Valve have been hinting about some big Linux Steam-news this week and today the first of three announcements (the rest coming on Wednesday and possibly on Friday) was unleashed: the birth of SteamOS, their own Linux-based OS that is supposed to support game streaming from a Windows or Mac PC.
The details are still kind of sketchy as this is just the first of three announcements but the goal is to create an OS that will sit on a box by your TV and offer multimedia and gaming capabilities. Valve talks about 4 features:
This will allows you to stream a game from a Windows or Mac PC to a “SteamOS”-machine and play it on your big screen. Those of you who have been following the news lately know that game streaming now seems to be the next big thing. Not only do companies like OnLive alread exist but Gaikai is bringing some kind of streaming to the PS4, Nintendo WiiU already has streaming to their game controller and we of course cannot forget the Nvidia Shield which already today is using Valves Steam to stream games from a gaming PC to the Nvidia Shield.
Music, TV, Movies
“We’re working with many of the media services you know and love. Soon we will begin bringing them online, allowing you to access your favorite music and video with Steam and SteamOS.” What does that mean? Well, hopefully it means that services like Netflix, Hulu, HBO and others will be available on the box. We of course expect it also to play local media from the local network.

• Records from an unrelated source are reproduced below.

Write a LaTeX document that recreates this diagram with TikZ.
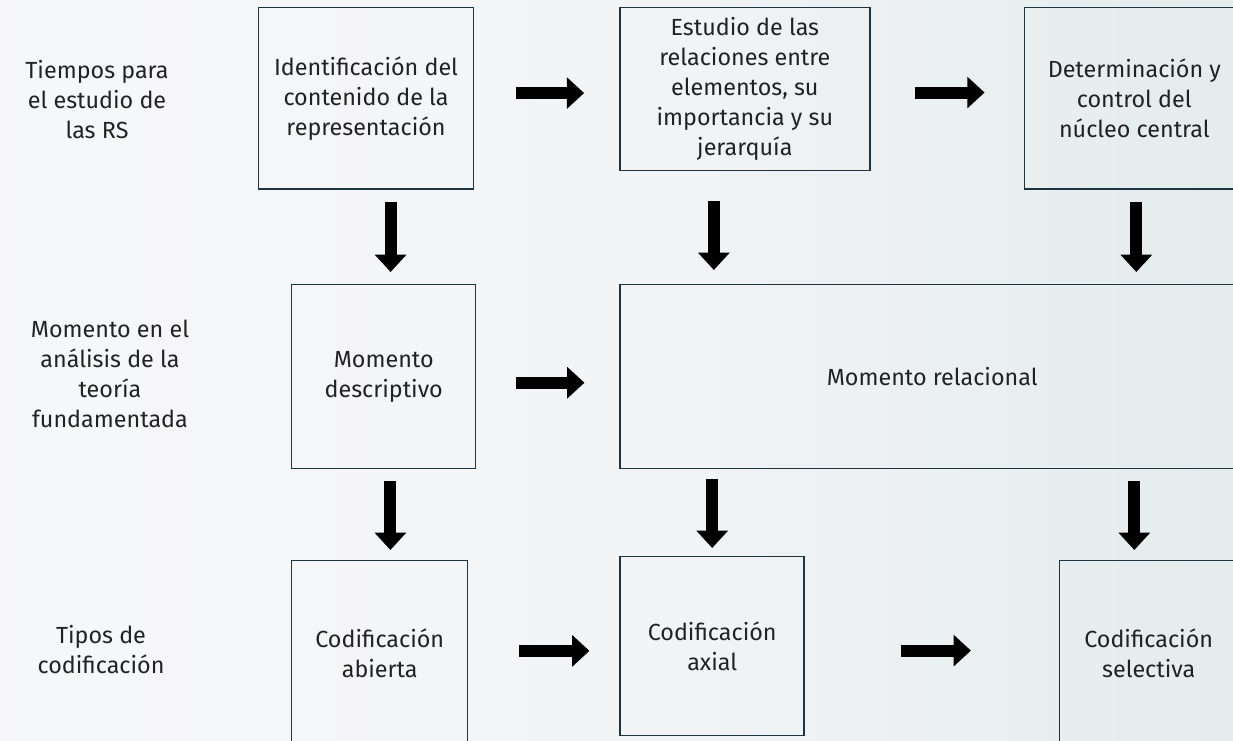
\documentclass[tikz,border=0pt]{standalone}
\usepackage{fontspec}
\setmainfont{Fira Sans}
\usepackage{xcolor}
\usetikzlibrary{arrows.meta, positioning, calc}

\definecolor{fondo}{RGB}{243,244,246}
\definecolor{fondoder}{RGB}{228,236,236}
\definecolor{borde}{RGB}{30,52,66}
\definecolor{texto}{RGB}{34,34,34}

\begin{document}
\begin{tikzpicture}[
    x=0.75pt, y=-0.75pt,
    % Estilo para las cajas
    caja/.style = {
        rectangle,
        draw=borde,
        line width=1.1pt,
        align=center,
        inner sep=2pt,
        text=texto,
        font=\fontsize{17.5}{22.5}\selectfont
    },
    % Estilo para las etiquetas de fila
    etiqueta/.style = {
        align=center,
        text=texto,
        font=\fontsize{17.5}{22.5}\selectfont
    },
    % Estilo de las flechas gruesas
    flecha/.style = {
        draw=black,
        line width=9pt,
        -{Triangle[length=13pt, width=23pt]}
    }
]

    % --- FONDO ---
    \fill[left color=fondo!70!white, right color=fondoder, middle color=fondo] (0,0) rectangle (1233,740);
    \useasboundingbox (0,0) rectangle (1233,740);
    \clip (0,0) rectangle (1233,740);

    % --- ETIQUETAS DE FILA ---
    \node [etiqueta] (tiempos) at (97,100) {Tiempos para\\el estudio de\\las RS};
    \node [etiqueta] (momento) at (110,374) {Momento en el\\análisis de la\\teoría\\fundamentada};
    \node [etiqueta] (tipos) at (101,650) {Tipos de\\codificación};

    % --- FILA 1 ---
    \node [caja, anchor=north west, minimum width=161pt, minimum height=136pt] (ident) at (258,7)
        {Identificación del\\contenido de la\\representación};
    \node [caja, right=108.75pt of ident.north east, anchor=north west, minimum width=187.5pt, minimum height=122pt] (estudio)
        {Estudio de las\\relaciones entre\\elementos, su\\importancia y su\\jerarquía};
    \node [caja, right=114.75pt of estudio.north east, anchor=north west, minimum width=165pt, minimum height=136pt] (determ)
        {Determinación y\\control del\\núcleo central};

    % --- FILA 2 ---
    \node [caja, anchor=north west, minimum width=138pt, minimum height=138pt] (desc) at (291,284)
        {Momento\\descriptivo};
    \node [caja, right=107.25pt of desc.north east, anchor=north west, minimum width=468pt, minimum height=138pt] (relacional)
        {Momento relacional};

    % --- FILA 3 ---
    \node [caja, anchor=north west, minimum width=132pt, minimum height=139pt] (abierta) at (291,560)
        {Codificación\\abierta};
    \node [caja, right=113.25pt of abierta.north east, anchor=north west, yshift=3pt, minimum width=138pt, minimum height=134pt] (axial)
        {Codificación\\axial};
    \node [caja, right=190.5pt of axial.north east, anchor=north west, yshift=-3pt, minimum width=133.5pt, minimum height=139pt] (selectiva)
        {Codificación\\selectiva};

    % --- FLECHAS HORIZONTALES ---
    \draw [flecha, shorten <=31.5pt, shorten >=26.25pt] ([yshift=4pt]ident.east) -- ([yshift=4pt]ident.east -| estudio.west);
    \draw [flecha, shorten <=33pt, shorten >=29.25pt] ([yshift=-2.6pt]estudio.east) -- ([yshift=-2.6pt]estudio.east -| determ.west);
    \draw [flecha, shorten <=30pt, shorten >=26.25pt] ([yshift=-4.5pt]desc.east) -- ([yshift=-4.5pt]desc.east -| relacional.west);
    \draw [flecha, shorten <=38.25pt, shorten >=22.5pt] ([yshift=1.9pt]abierta.east) -- ([yshift=1.9pt]abierta.east -| axial.west);
    \draw [flecha, shorten <=72pt, shorten >=66pt] ([yshift=-3.4pt]axial.east) -- ([yshift=-3.4pt]axial.east -| selectiva.west);

    % --- FLECHAS VERTICALES ---
    \draw [flecha, shorten <=9pt, shorten >=9pt] ([xshift=18.4pt]ident.south) -- ([xshift=18.4pt]ident.south |- desc.north);
    \draw [flecha, shorten <=22.5pt, shorten >=10.5pt] ([xshift=-23.25pt]estudio.south) -- ([xshift=-23.25pt]estudio.south |- relacional.north);
    \draw [flecha, shorten <=9pt, shorten >=9pt] ([xshift=1.5pt]determ.south) -- ([xshift=1.5pt]determ.south |- relacional.north);
    \draw [flecha, shorten <=9pt, shorten >=7.5pt] ([xshift=5pt]desc.south) -- ([xshift=5pt]desc.south |- abierta.north);
    \draw [flecha, shorten <=7.5pt, shorten >=6pt] (relacional.south -| axial.north) -- (axial.north);
    \draw [flecha, shorten <=9pt, shorten >=7.5pt] (relacional.south -| determ.south) -- (selectiva.north -| determ.south);

\end{tikzpicture}
\end{document}
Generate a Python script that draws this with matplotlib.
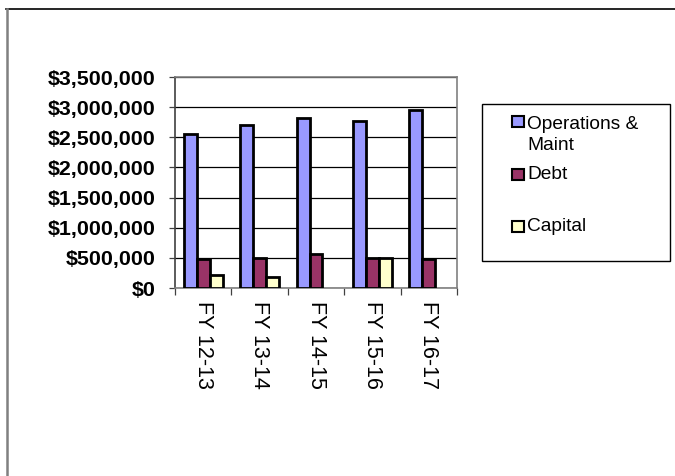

This feature already has been announced earlier. It will allow you to share games with “family” and take turns playing it earning your own achievements.
Since Valve hopes a SteamOS-box will sit at the livingroom TV they will soon add features for families where you can select what games are visible for each family member.
It is almost certain that Valve will announce some sort of hardware together with SteamOS later this week, maybe the fabled SteamBox, but you will also be able to just download SteamOS and build your own computer.
It will be interesting to see how Valve will get the game streaming to work. They are certainly not the first to think that game streaming is the future and if they can solve any lag issues, get it to work on more video card hardware than Nvidia’s solutions and come out with a nice solution for controlling the games then they might be on to a winner.
What do you think? Are you excited about a Valve-OS? Can this OS challenge Windows as a game-OS in the future with Valve and Steam behind it?